According to a 1912 article by The Toronto Daily Star, Northern Aluminum Company purchased the site for only $40,000. The company erected multiple buildings before the 10-storey tower, which was reportedly the tallest building in Toronto. The structure is an art-deco masterpiece with an indented brown brick façade and concrete pilasters designed to support heavy machine parts. It was also home to Canada’s first elevator.

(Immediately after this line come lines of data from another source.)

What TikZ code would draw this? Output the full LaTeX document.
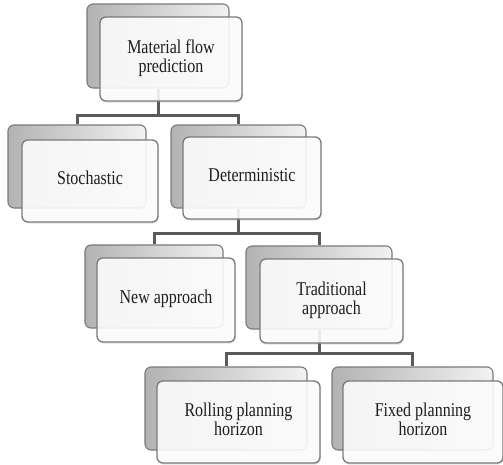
\documentclass[tikz,border=0pt]{standalone}
\usepackage{fontspec}
\setmainfont{Liberation Serif}
\usetikzlibrary{shadows}
\definecolor{connc}{HTML}{5A5A5A}
\definecolor{edgec}{HTML}{7A7A7A}
\definecolor{txtc}{HTML}{1E1E1E}
\newcommand{\sqtext}[1]{\scalebox{0.82}[1]{\begin{tabular}{@{}c@{}}#1\end{tabular}}}
\tikzset{
  backbox/.style={rectangle, rounded corners=6pt, draw=edgec, line width=1.1pt,
    left color=black!30, right color=black!5, inner sep=0pt},
  frontbox/.style={rectangle, rounded corners=6pt, draw=edgec, line width=1.3pt,
    fill=white, fill opacity=0.88, text opacity=1, inner sep=2pt, align=center,
    text=txtc, font=\fontsize{19.5}{19}\selectfont,
    drop shadow={opacity=0.22, shadow xshift=0.8pt, shadow yshift=-1.6pt}},
  conn/.style={draw=connc, line width=3pt}
}
\begin{document}
\begin{tikzpicture}[x=1pt,y=-1pt]
\useasboundingbox (0,0) rectangle (503,464);
% back boxes
\node[backbox, minimum width=142pt, minimum height=84pt] (b1) at (158,46) {};
\node[backbox, minimum width=138pt, minimum height=83pt] (b2) at (77,166.5) {};
\node[backbox, minimum width=135pt, minimum height=83pt] (b3) at (238.5,166.5) {};
\node[backbox, minimum width=138pt, minimum height=83pt] (b4) at (154,286.5) {};
\node[backbox, minimum width=146pt, minimum height=83pt] (b5) at (319,287.5) {};
\node[backbox, minimum width=162pt, minimum height=83pt] (b6) at (226,408.5) {};
\node[backbox, minimum width=161pt, minimum height=83pt] (b7) at (412.5,408.5) {};
% connectors
\coordinate (j1) at (158,115);
\coordinate (j2) at (238.5,233);
\coordinate (j3) at (319,353);
\draw[conn] (b1.south) -- (j1) -| (b2.north);
\draw[conn] (j1) -| (b3.north);
\draw[conn] (b3.south) -- (j2) -| (b4.north);
\draw[conn] (j2) -| (b5.north);
\draw[conn] (b5.south) -- (j3) -| (b6.north);
\draw[conn] (j3) -| (b7.north);
% front boxes
\node[frontbox, minimum width=142pt, minimum height=84pt] (f1) at (171,59) {\sqtext{Material flow\\prediction}};
\node[frontbox, minimum width=136pt, minimum height=82pt] (f2) at (90,181) {\sqtext{Stochastic}};
\node[frontbox, minimum width=138pt, minimum height=82pt] (f3) at (252,178) {\sqtext{Deterministic}};
\node[frontbox, minimum width=138pt, minimum height=84pt] (f4) at (166,300) {\sqtext{New approach}};
\node[frontbox, minimum width=143pt, minimum height=84pt] (f5) at (331.5,301) {\sqtext{Traditional\\approach}};
\node[frontbox, minimum width=163pt, minimum height=82pt] (f6) at (238.5,422) {\sqtext{Rolling planning\\horizon}};
\node[frontbox, minimum width=160pt, minimum height=82pt] (f7) at (423,422) {\sqtext{Fixed planning\\horizon}};
\end{tikzpicture}
\end{document}
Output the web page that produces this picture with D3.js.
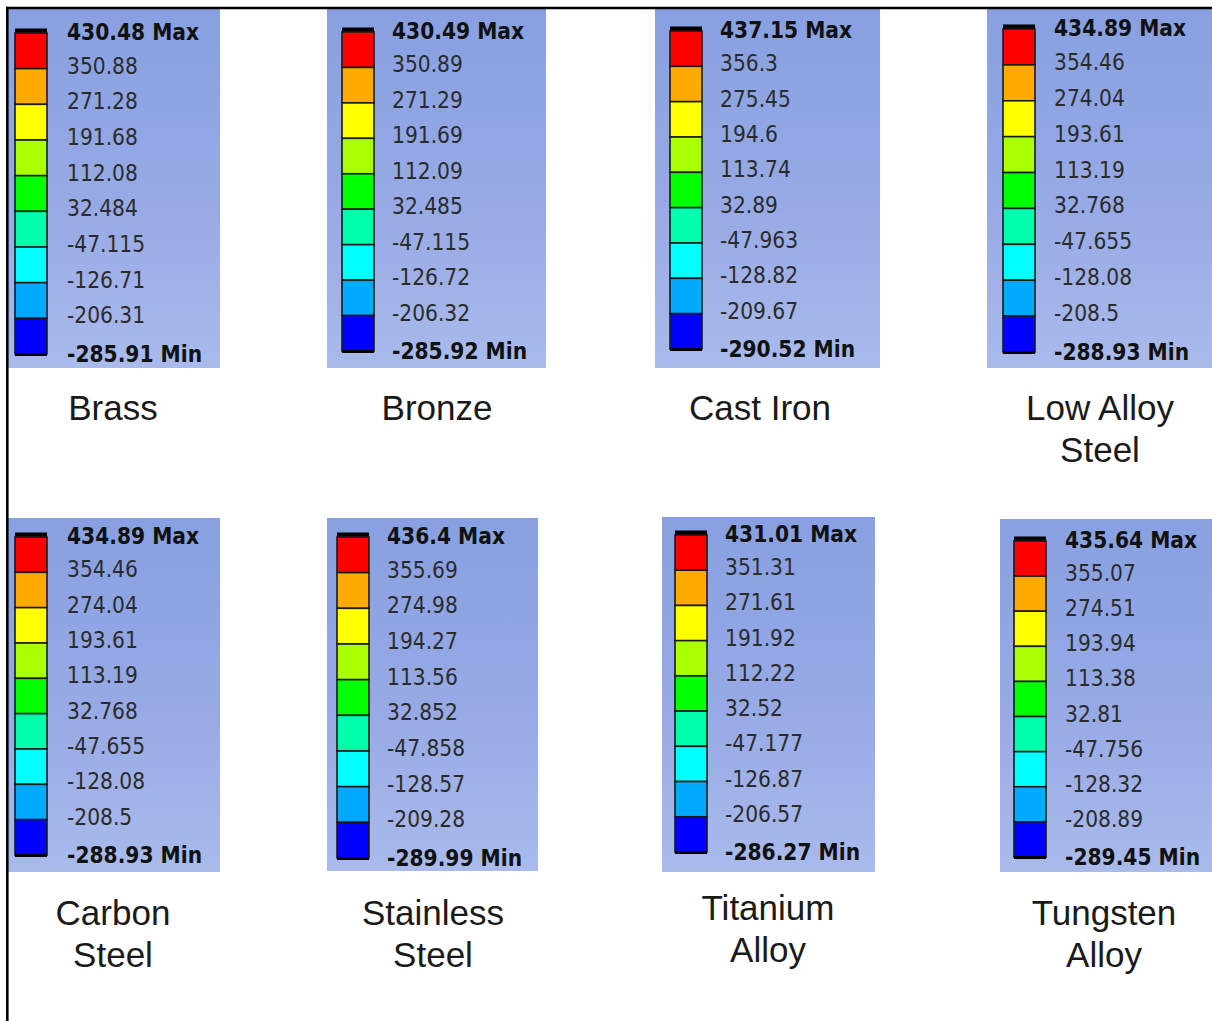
<!DOCTYPE html>
<html>
<head>
<meta charset="utf-8">
<script src="https://cdn.jsdelivr.net/npm/d3@7"></script>
<style>
  html, body { margin: 0; padding: 0; background: #ffffff; }
  svg { display: block; }
</style>
</head>
<body>
<script>
// ---------- data ----------
const materials = ["Brass", "Bronze", "Cast Iron", "Low Alloy Steel",
                   "Carbon Steel", "Stainless Steel", "Titanium Alloy", "Tungsten Alloy"];
const titleLines = [["Brass"], ["Bronze"], ["Cast Iron"], ["Low Alloy", "Steel"],
                    ["Carbon", "Steel"], ["Stainless", "Steel"], ["Titanium", "Alloy"], ["Tungsten", "Alloy"]];

const brass     = [430.48, 350.88, 271.28, 191.68, 112.08, 32.484, -47.115, -126.71, -206.31, -285.91];
const bronze    = [430.49, 350.89, 271.29, 191.69, 112.09, 32.485, -47.115, -126.72, -206.32, -285.92];
const castIron  = [437.15, 356.3, 275.45, 194.6, 113.74, 32.89, -47.963, -128.82, -209.67, -290.52];
const lowAlloy  = [434.89, 354.46, 274.04, 193.61, 113.19, 32.768, -47.655, -128.08, -208.5, -288.93];
const carbon    = [434.89, 354.46, 274.04, 193.61, 113.19, 32.768, -47.655, -128.08, -208.5, -288.93];
const stainless = [436.4, 355.69, 274.98, 194.27, 113.56, 32.852, -47.858, -128.57, -209.28, -289.99];
const titanium  = [431.01, 351.31, 271.61, 191.92, 112.22, 32.52, -47.177, -126.87, -206.57, -286.27];
const tungsten  = [435.64, 355.07, 274.51, 193.94, 113.38, 32.81, -47.756, -128.32, -208.89, -289.45];
const levelSets = [brass, bronze, castIron, lowAlloy, carbon, stainless, titanium, tungsten];

const bandColors = ["#ff0000", "#ffaa00", "#ffff00", "#aaff00", "#00ff00",
                    "#00ffaa", "#00ffff", "#00aaff", "#0000ff"];

// ---------- layout (positions only) ----------
const layout = [
  { x0: 8,    y0: 9,   x1: 220,  y1: 368, barX: 15,   top: 33,  bot: 354, labelX: 67,   tx: 113,  ty: 420 },
  { x0: 327,  y0: 9,   x1: 546,  y1: 368, barX: 342,  top: 32,  bot: 351, labelX: 392,  tx: 437,  ty: 420 },
  { x0: 655,  y0: 9,   x1: 880,  y1: 368, barX: 670,  top: 31,  bot: 349, labelX: 720,  tx: 760,  ty: 420 },
  { x0: 987,  y0: 9,   x1: 1212, y1: 368, barX: 1003, top: 29,  bot: 352, labelX: 1054, tx: 1100, ty: 420 },
  { x0: 8,    y0: 518, x1: 220,  y1: 872, barX: 15,   top: 537, bot: 855, labelX: 67,   tx: 113,  ty: 925 },
  { x0: 327,  y0: 518, x1: 538,  y1: 871, barX: 337,  top: 537, bot: 858, labelX: 387,  tx: 433,  ty: 925 },
  { x0: 662,  y0: 517, x1: 875,  y1: 872, barX: 675,  top: 535, bot: 852, labelX: 725,  tx: 768,  ty: 920 },
  { x0: 1000, y0: 519, x1: 1212, y1: 872, barX: 1014, top: 541, bot: 857, labelX: 1065, tx: 1104, ty: 925 }
];

const W = 1212, H = 1021;
const barW = 32;

const svg = d3.select("body").append("svg")
  .attr("width", W).attr("height", H)
  .attr("viewBox", `0 0 ${W} ${H}`);

const defs = svg.append("defs");
const grad = defs.append("linearGradient")
  .attr("id", "panelGrad").attr("x1", 0).attr("y1", 0).attr("x2", 0).attr("y2", 1);
grad.append("stop").attr("offset", "0%").attr("stop-color", "#88a0e1");
grad.append("stop").attr("offset", "55%").attr("stop-color", "#97aae5");
grad.append("stop").attr("offset", "100%").attr("stop-color", "#a9baeb");

materials.forEach((name, k) => {
  const L = layout[k];
  const v = levelSets[k];
  const g = svg.append("g").attr("class", "legend").attr("data-material", name);

  g.append("rect")
    .attr("x", L.x0).attr("y", L.y0)
    .attr("width", L.x1 - L.x0).attr("height", L.y1 - L.y0)
    .attr("fill", "url(#panelGrad)");

  const y = d3.scaleLinear()
    .domain([v[v.length - 1], v[0]])
    .range([L.bot, L.top]);

  // top black cap
  g.append("rect")
    .attr("x", L.barX).attr("y", y(v[0]) - 4.5)
    .attr("width", barW).attr("height", 5)
    .attr("fill", "#000");

  // colour bands
  const bands = d3.range(v.length - 1).map(i => ({ hi: v[i], lo: v[i + 1], color: bandColors[i] }));
  g.selectAll("rect.band").data(bands).join("rect")
    .attr("class", "band")
    .attr("x", L.barX).attr("y", d => y(d.hi))
    .attr("width", barW).attr("height", d => y(d.lo) - y(d.hi))
    .attr("fill", d => d.color)
    .attr("stroke", "#1a1a1a").attr("stroke-width", 1.6);

  // bottom dark edge
  g.append("rect")
    .attr("x", L.barX).attr("y", y(v[v.length - 1]) - 1)
    .attr("width", barW).attr("height", 3)
    .attr("fill", "#000");

  // labels
  g.selectAll("text.lvl").data(v).join("text")
    .attr("class", "lvl")
    .attr("x", L.labelX)
    .attr("y", (d, i) => y(d) - (i === 0 ? 1 : (i === v.length - 1 ? 0 : 3)))
    .attr("dominant-baseline", "central")
    .attr("font-family", "'DejaVu Sans Condensed', 'DejaVu Sans', sans-serif")
    .attr("font-stretch", "condensed")
    .attr("font-size", 22.5)
    .attr("font-weight", (d, i) => (i === 0 || i === v.length - 1) ? "bold" : "normal")
    .attr("fill", (d, i) => (i === 0 || i === v.length - 1) ? "#111" : "#2b2b2b")
    .text((d, i) => i === 0 ? `${d} Max` : (i === v.length - 1 ? `${d} Min` : `${d}`));

  // title
  g.selectAll("text.title").data(titleLines[k]).join("text")
    .attr("class", "title")
    .attr("x", L.tx)
    .attr("y", (d, i) => L.ty + i * 42)
    .attr("text-anchor", "middle")
    .attr("font-family", "'Liberation Sans', Arial, sans-serif")
    .attr("font-size", 35)
    .attr("fill", "#1a1a1a")
    .text(d => d);
});

// frame lines (top and left)
svg.append("line").attr("x1", 6).attr("y1", 8).attr("x2", W).attr("y2", 8)
  .attr("stroke", "#000").attr("stroke-width", 2.6);
svg.append("line").attr("x1", 7.3).attr("y1", 6.7).attr("x2", 7.3).attr("y2", H)
  .attr("stroke", "#000").attr("stroke-width", 2.6);
</script>
</body>
</html>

credit Toronto Star Historical Newspaper Archive courtesy of Toronto Public Library

In the aluminum fabricating industry, the factory was described as a “hall of fame” facility that established operations and techniques for fashioning aluminum items. The company originally produced utensils such as the popular “Wear-Ever” brand that did not rust or crack and combined beauty with everyday usefulness. It eventually evolved production in the 1930s manufacturing aluminum bottle caps, appliance accessories for washing machines and auto parts for Ford Motor Company. During the World Wars the factory produced fuselages, helmets, bullets and bayonets.


credit @alwaysbec1osing

After over 80 years, Alcan vacated the site and the building was sold to Tower Automotive Inc. in 2000. In 2005, Tower Automotive Inc. filed for bankruptcy and ceased operations in August 2006. A year prior to the business shuttering, the structure was designated a heritage property as it represented the city’s architectural and industrial heritage.

As the tower began to erode it took on a new life. The building became a place for artistic expression with photographers documenting its deterioration and loneliness, graffiti artists using the walls of the raw space as their canvas and organizations like Art Spin hosting installations.


Credit @MOCA_Canada

By fall 2017, the tower will become the home for contemporary art as MOCA is set to move into the first five floors of the building and begin a 40-year commitment in the space. The other floors will be occupied by commercial and office space, while Castlepoint Numa, will begin construction on a mixed-use community behind the tower.

MOCA was founded from the former Art Gallery of North York in 1999. In 2005, it moved to Queen Street West where it was known as the Museum of Contemporary Canadian Art (MOCCA). After 10 years, the museum announced it would be relocating to Sterling Road as its former site was set to be converted into - well you can probably guess – a condo.

With new windows recently installed and construction workers continuing to bring the Tower Automotive Building back to life, all Torontonians can do now is wait for the building and MOCA to reopen.